Schema Omelia Domenica 12 settembre 2021

XXIV Domenica Tempo Ordinario Anno B: Is 50,5-9   Sal 114   Giac 2,14-18   Mc 8,27-35

«A che serve, fratelli miei, se uno dice di avere fede, ma non ha opere?» (Gc 2,14). L’apostolo Giacomo fa seguire questa sua affermazione con un esempio concreto di opera, inteso come azione nei confronti di chi si trova senza cibo e senza vestito.

La prima opera della fede, però, perché la fede ci sia davvero, è fare nostro il modo di pensare di Dio, lo stile di agire di Gesù, come emerge chiaramente dal brano del vangelo che abbiamo ascoltato

Dopo la risposta di Pietro, «Tu sei il Cristo» (Mc 8,29), Gesù fa un’affermazione inaspettata: «ordinò severamente loro di non parlare di lui a nessuno» (Mc 8,30).

Gesù aveva fatto la domanda diretta ai suoi, «voi, chi dite che io sia?» (Mc 8,28), dopo aver verificato che la gente non riusciva ad andare oltre il già noto, né ha porsi seriamente la domanda sulla sua identità.

La novità della sua persona e del suo messaggio non sono stati colti. Giovanni Battista, Elia, uno dei tanti profeti…sono figure con cui Gesù condivide alcuni tratti, ma sono ben altro da lui.

Per esprimere il fermo comando di tacere che Gesù rivolge ai discepoli, l’evangelista utilizza un verbo greco – epitimaó – tante volte usato dallo stesso Gesù per imporre ai demoni il silenzio su di lui (esempio Mc 1,25; Mc 4,39).

I demoni sanno tutto su Gesù, Figlio di Dio: lo definiscono con precisione, ma loro sono privi dell’esperienza di una relazione di amore con lui.

Per questo Gesù, intervenendo con autorità, impone il silenzio agli spiriti maligni che ne proclamano la divinità: la testimonianza su Gesù può venire solo da chi ha vissuto con lui un incontro profondo e ne ha condiviso il cammino, non può uscire dalla bocca di chi sa ma non sperimenta.

La richiesta del silenzio ai suoi discepoli, quindi, pone una questione molto seria, che vale per i discepoli di tutti i tempi: parlare di Cristo solo sulla base di ciò che si sa, o si presume di sapere, senza una condivisione di vita con lui, assomiglia a qualcosa di demoniaco.

Pietro ha detto la verità sull’identità del Salvatore, perché ispirato dall’alto come dice l’evangelista Matteo (cfr 16,17), ma Gesù fa capire che questa verità può essere fatta propria solo attraverso l’esperienza, mediante quella conoscenza che nasce nella relazione esperienziale, che include la via dell’amore.
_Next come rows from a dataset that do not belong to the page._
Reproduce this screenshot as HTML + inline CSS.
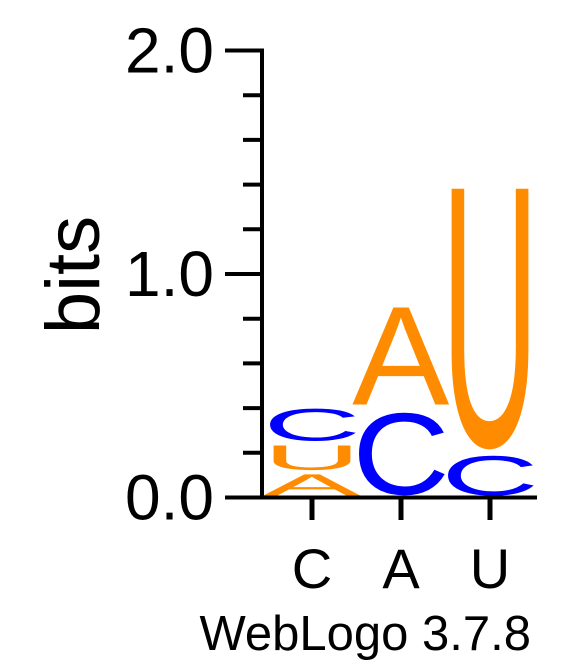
<!DOCTYPE html>
<html><head><meta charset="utf-8"><style>
html,body{margin:0;padding:0;background:#fff;}
svg{display:block;font-family:"Liberation Sans",Arial,sans-serif;}
</style></head><body>
<svg id="logo" width="583" height="667" viewBox="0 0 583 667" xmlns="http://www.w3.org/2000/svg">
<g id="axes"></g>
<g id="stacks"></g>
<text x="0" y="0" font-size="76" transform="translate(99,275) rotate(-90)" text-anchor="middle">bits</text>
<text x="531" y="650" font-size="49" text-anchor="end">WebLogo 3.7.8</text>
</svg>
<script>
const positions = ['C','A','U'];
const stackLetters = [['A','U','C'],['C','A'],['C','U']];
const stackBits = [[0.115,0.13,0.165],[0.40,0.48],[0.20,1.25]];
const yTicks = [0,1,2];
const yTickLabels = ['0.0','1.0','2.0'];
const minorStep = 0.2;
const colors = {A:'#ff8c00', U:'#ff8c00', C:'#0000ff', G:'#ffa500'};

const NS='http://www.w3.org/2000/svg';
const y0=497.5, pxPerBit=223.5, axisX=262;
const y = b => y0 - b*pxPerBit;
const colCenter = i => 312 + i*89;
const colW = 84;
const axes=document.getElementById('axes');
function mk(tag, attrs, parent){const e=document.createElementNS(NS,tag);for(const k in attrs)e.setAttribute(k,attrs[k]);parent.appendChild(e);return e;}

let l=mk('line',{x1:axisX,y1:y(2)-2,x2:axisX,y2:y0+2,stroke:'#000','stroke-width':4},axes);


l=mk('line',{x1:225,y1:y0,x2:537,y2:y0,stroke:'#000','stroke-width':4},axes);


for(let v=0; v<=2.0001; v+=minorStep){
  const major = Math.abs(v-Math.round(v))<1e-6;
  const t=mk('line',{x1:major?225:243,y1:y(v),x2:axisX,y2:y(v),stroke:'#000','stroke-width':4},axes);
  
  
}
yTicks.forEach((v,i)=>{
  const t=mk('text',{x:214,y:y(v)+22,'font-size':64,'text-anchor':'end'},axes);
  t.textContent=yTickLabels[i];
  
  
});
positions.forEach((p,i)=>{
  const t=mk('line',{x1:colCenter(i),y1:y0,x2:colCenter(i),y2:520,stroke:'#000','stroke-width':5},axes);
  
  
  const tx=mk('text',{x:colCenter(i),y:588,'font-size':56,'text-anchor':'middle'},axes);
  tx.textContent=p;
  
  
});

const stacks=document.getElementById('stacks');
stackLetters.forEach((letters,i)=>{
  let cum=0;
  letters.forEach((L,j)=>{
    const h=stackBits[i][j];
    const bot=y(cum)-1.5, top=y(cum+h)+1.5;
    cum+=h;
    const t=mk('text',{x:0,y:0,'font-size':100,fill:colors[L]},stacks);
    t.textContent=L;
    
    
    const bb=t.getBBox();
    const gTop=-72.5, gBot=1.5, gw=bb.width*0.86, gx=bb.x+bb.width*0.07;
    const sx=colW/gw, sy=(bot-top)/(gBot-gTop);
    const left=colCenter(i)-colW/2;
    t.setAttribute('transform',`translate(${left - gx*sx},${top - gTop*sy}) scale(${sx},${sy})`);
  });
});
</script>
</body></html>
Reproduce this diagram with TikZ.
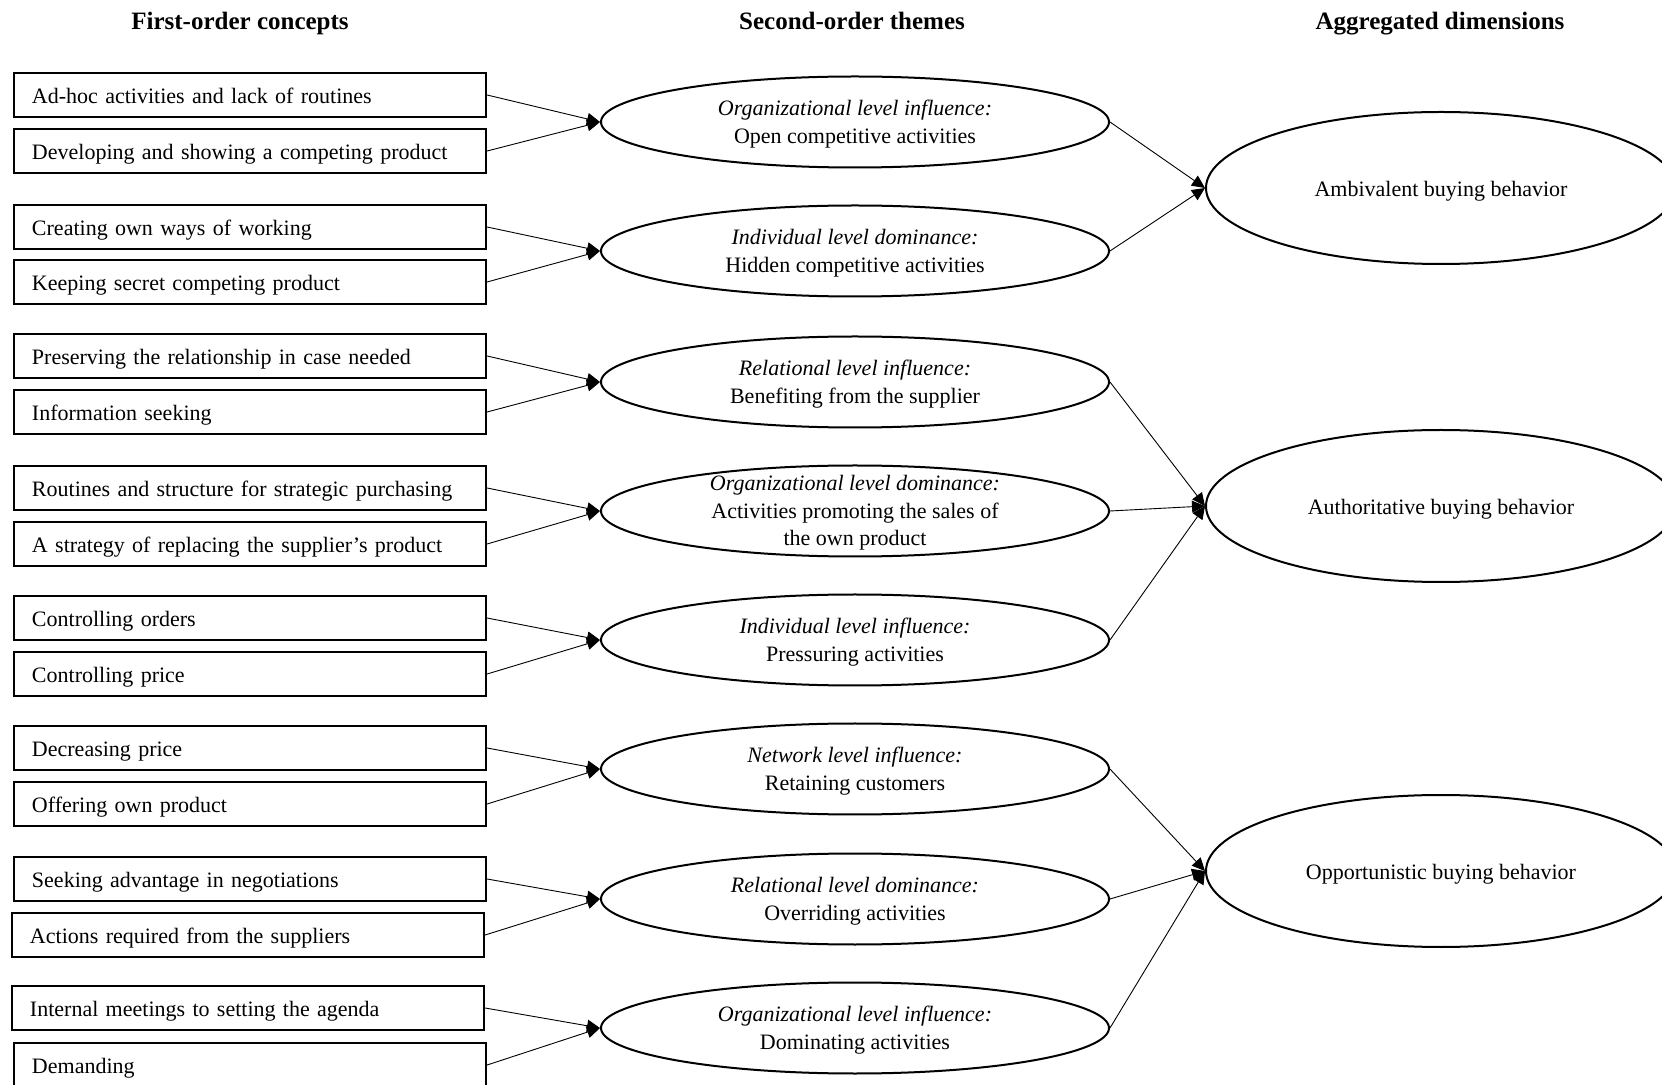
\documentclass[tikz,border=0pt]{standalone}
\usepackage{fontspec}
\setmainfont{Liberation Serif}
\usetikzlibrary{arrows.meta,shapes.geometric}
\begin{document}
\begin{tikzpicture}[x=0.5pt,y=-0.5pt,
  concept/.style={draw, line width=1.1pt, inner xsep=9pt, inner ysep=0pt, text width=218pt, text height=9.4pt, text depth=0.8pt, minimum height=22pt, align=left, font=\fontsize{11}{13}\selectfont},
  theme/.style={draw, ellipse, line width=1pt, minimum width=254pt, minimum height=45.5pt, inner sep=0pt},
  themetxt/.style={align=center, inner sep=0pt, yshift=-1pt, font=\fontsize{11}{13.8}\selectfont},
  dim/.style={draw, ellipse, line width=1pt, minimum width=235pt, minimum height=76pt, inner sep=0pt, text height=9.4pt, text depth=0.8pt, font=\fontsize{11}{13}\selectfont},
  head/.style={anchor=base, font=\bfseries\fontsize{12.5}{14}\selectfont},
  conn/.style={line width=0.45pt, -{Triangle[length=6.5pt,width=6pt]}}
]
\useasboundingbox (0,0) rectangle (1662,1085);
\clip (0,0) rectangle (1662,1085);

% headings
\node[head] (h1) at (240,30) {First-order concepts};
\node[head] (h2) at (852,30) {Second-order themes};
\node[head] (h3) at (1440,30) {Aggregated dimensions};

% first-order concepts
\node[concept] (c1)  at (250,95)  {Ad-hoc activities and lack of routines};
\node[concept] (c2)  at (250,151) {Developing and showing a competing product};
\node[concept] (c3)  at (250,227) {Creating own ways of working};
\node[concept] (c4)  at (250,282) {Keeping secret competing product};
\node[concept] (c5)  at (250,356) {Preserving the relationship in case needed};
\node[concept] (c6)  at (250,412) {Information seeking};
\node[concept] (c7)  at (250,488) {Routines and structure for strategic purchasing};
\node[concept] (c8)  at (250,544) {A strategy of replacing the supplier’s product};
\node[concept] (c9)  at (250,618) {Controlling orders};
\node[concept] (c10) at (250,674) {Controlling price};
\node[concept] (c11) at (250,748) {Decreasing price};
\node[concept] (c12) at (250,804) {Offering own product};
\node[concept] (c13) at (250,879) {Seeking advantage in negotiations};
\node[concept] (c14) at (248,935) {Actions required from the suppliers};
\node[concept] (c15) at (248,1008) {Internal meetings to setting the agenda};
\node[concept] (c16) at (250,1065) {Demanding};

% second-order themes
\node[theme] (t1) at (855,122) {};
\node[themetxt] at (t1) {\textit{Organizational level influence:}\\Open competitive activities};
\node[theme] (t2) at (855,251) {};
\node[themetxt] at (t2) {\textit{Individual level dominance:}\\Hidden competitive activities};
\node[theme] (t3) at (855,382) {};
\node[themetxt] at (t3) {\textit{Relational level influence:}\\Benefiting from the supplier};
\node[theme] (t4) at (855,511) {};
\node[themetxt] at (t4) {\textit{Organizational level dominance:}\\Activities promoting the sales of\\the own product};
\node[theme] (t5) at (855,640) {};
\node[themetxt] at (t5) {\textit{Individual level influence:}\\Pressuring activities};
\node[theme] (t6) at (855,769) {};
\node[themetxt] at (t6) {\textit{Network level influence:}\\Retaining customers};
\node[theme] (t7) at (855,899) {};
\node[themetxt] at (t7) {\textit{Relational level dominance:}\\Overriding activities};
\node[theme] (t8) at (855,1028) {};
\node[themetxt] at (t8) {\textit{Organizational level influence:}\\Dominating activities};

% aggregated dimensions
\node[dim] (d1) at (1441,188) {Ambivalent buying behavior};
\node[dim] (d2) at (1441,506) {Authoritative buying behavior};
\node[dim] (d3) at (1441,871) {Opportunistic buying behavior};

% connectors
\foreach \a/\b in {c1/t1,c2/t1,c3/t2,c4/t2,c5/t3,c6/t3,c7/t4,c8/t4,c9/t5,c10/t5,c11/t6,c12/t6,c13/t7,c14/t7,c15/t8,c16/t8}
  \draw[conn] (\a.east) -- (\b.west);
\foreach \a/\b in {t1/d1,t2/d1,t3/d2,t4/d2,t5/d2,t6/d3,t7/d3,t8/d3}
  \draw[conn] (\a.east) -- (\b.west);
\end{tikzpicture}
\end{document}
La conoscenza vera di Gesù come Figlio di Dio, come unico Signore e Salvatore, passa attraverso la condivisione della sua vita e della sua missione.

Illuminanti, a questo proposito, sono le dure parole che Gesù rivolte a Pietro, che lo aveva rimproverato per aver annunciato che doveva soffrire, morire e risorgere (cfr Mac 8,31): «Va’ dietro a me, Satana! Perché tu non pensi secondo Dio, ma secondo gli uomini» (Mc 8,33).

Come dire: i tuoi pensieri non provengono da Dio, non fanno parte del mondo di Dio, ma del mondo degli uomini; le tue idee non sono di Dio, ma sono rimaste imprigionate nel modo umano di pensare.

Nella sostanza, Gesù accusa Pietro di pensare come coloro dai quali sarà rifiutato e crocifisso.

Per questo Gesù ha impedito ai suoi di parlare troppo presto di lui, perché avrebbero potuto indurre gli altri in tentazione, annunciando un Cristo falso, diverso da quello che è in realtà.

Il divieto di Gesù ai suoi, vale anche per noi. Parlare di Cristo senza una vera condivisione con lui, senza un «dono sincero di sé» (GS 24,4), significa proclamare una formula astratta, senza vita, anche se vera.

Gesù non ci dice andate per le strade a dire chi sono, ma ci chiede, come a Pietro, di metterci dietro a lui, per seguirne le orme, per condividere con lui fino in fondo la nostra esperienza di vita.

L’opera della fede non è quella di annunciare una verità che non ci appartiene, ma quella di condividere con Gesù la mostra esperienza di vita, affinché cambi il nostro cuore e possa «davvero illuminare gli occhi della vostra mente» (Ef 1,18).